When Christians are the number one group fighting against marriage equality because they don’t think THEIR magical friend would approve, they are telling the world “the giant ghost who drowned millions of babies knows what is good for you, so he and I will be making the rules from now on”.
When conservative politicians argue against legalized gambling and marijuana, they aren’t doing that to try and prevent people from being hurt. They are arguing against those things because they are trying to prevent “sin” based on a set of rules their parents once told them about right after the story about how that same god killed the first born children in Egypt. It’s a set of rules THEY feel should take priority of the individual rights of others.
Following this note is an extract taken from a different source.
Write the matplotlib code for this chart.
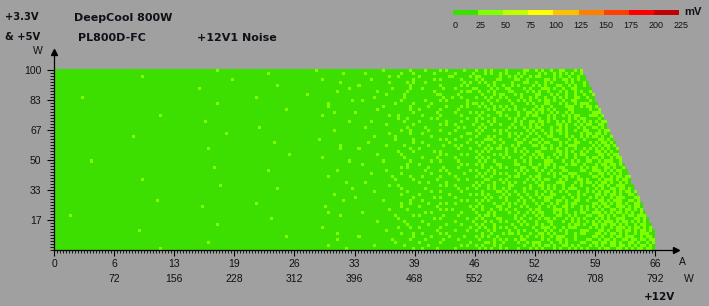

And that is, of course, utter bullshit.
I get that some Christians who happen across this page feel I am being harsh towards their views. I don’t give a fuck that they think that, but I get that they might. Those same Christians are going to have to realize, however, that because they feel they deserve special privilege over others because of their beliefs, then they shouldn’t give a fuck if I want to call them out on their stupidity. If you think your god is the one and only god, then you make yourself the target that I prefer to go after. If you renounce your god tomorrowthen you wouldn’t need to worry about what I say. Until then, go drink blood in church as you dine on Jesus crackers.
And speaking of blood, and in reference to that Starbucks thing, next time you hear a Christian say something about the red cups not representing Christmas, just tell them the cups signify the blood of Jesus…. that he was still covered in as part of the afterbirth when pulled out of Mary. Worst case scenario, they yell at you. Best case scenario, it will keep them out of Starbucks for a while.